Una de las cosas más importantes del cristianismo, del mensaje cristiano, es esta afirmación de no temor que, de alguna manera, parece inaugurar una nueva era que aunque guarda una cierta continuidad con el Antiguo Testamento, nos adentra en otro tipo de misterio que es, en definitiva, un Misterio de Amor. Si la clave de la relación entre Dios y su pueblo, en el Antiguo, estaba en el temor de Dios vemos con en el Nuevo Pacto la tenemos en el no temer. Claro, cómo vamos a temer, ahora, a un Dios que ha entregado a su Hijo por amor!? Quizás estemos ante la más grande paradoja entre Antiguo y Nuevo Testamento, pero seguro que estamos ante la declaración más limpia de amor y cercanía de aquel que antes era TodoSuficiente y ahora es Todo desprendido.
Por tanto, el mensaje, la forma en que vivimos, nos mostramos, actuamos... lo que queremos que se desprenda de la imagen de la Iglesia y lo que podamos acercar de Dios o de Cristo a las personas ha de revestirse de este “no temer”, porque al amor, a la caridad, a la solidaridad... no se puede acudir temiendo sino que se acude con buen ánimo, deseosos de recibir, de formar parte, de ser entre esta relación de familiaridad, de comunidad y de vida.

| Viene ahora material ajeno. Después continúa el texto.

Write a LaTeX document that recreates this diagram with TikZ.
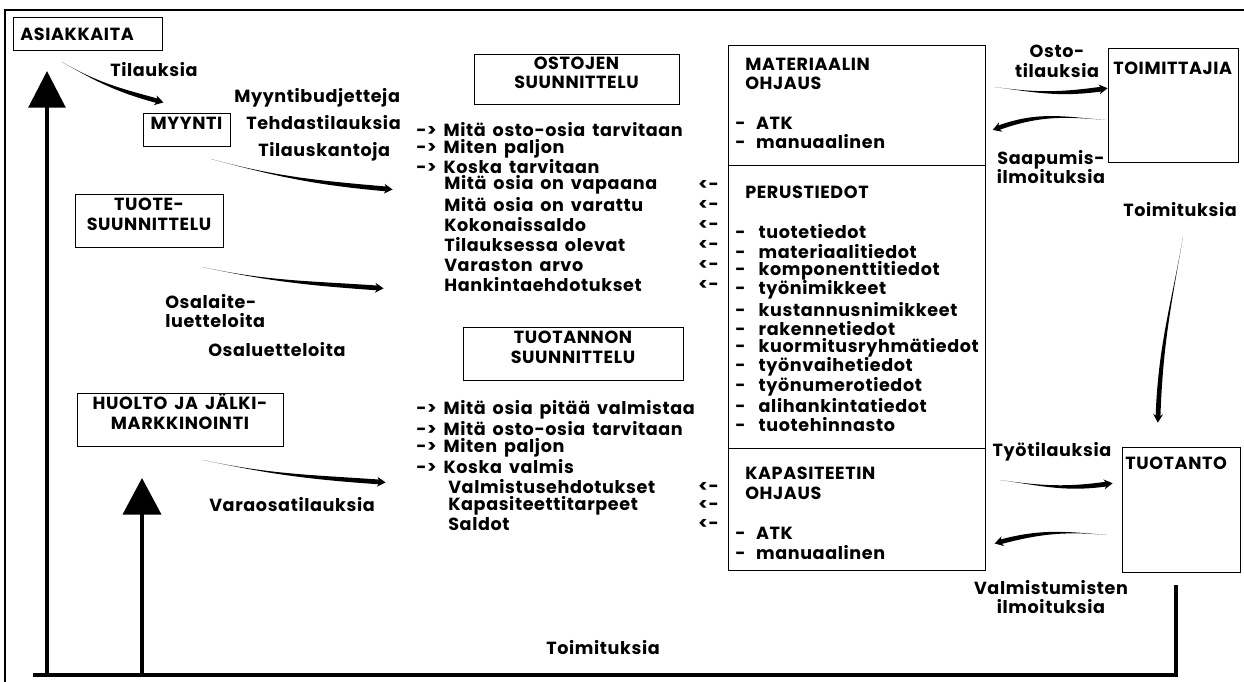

Hoy seré muy breve, porque si venimos de la Resurrección, si queremos hacernos eco de este Señor resucitado, del Viviente, tenemos que ser testigos sólo, sólo, de tan grande amor. Tan, tan grande que lejos de provocar miedo genera atracción.
Que tengamos en nuestro corazón ese deseo de dejar atrás los inviernos de la historia para adentrarnos en la primavera, en lo que debe florecer, en la vida que quiere brotar, salir, descubrirse.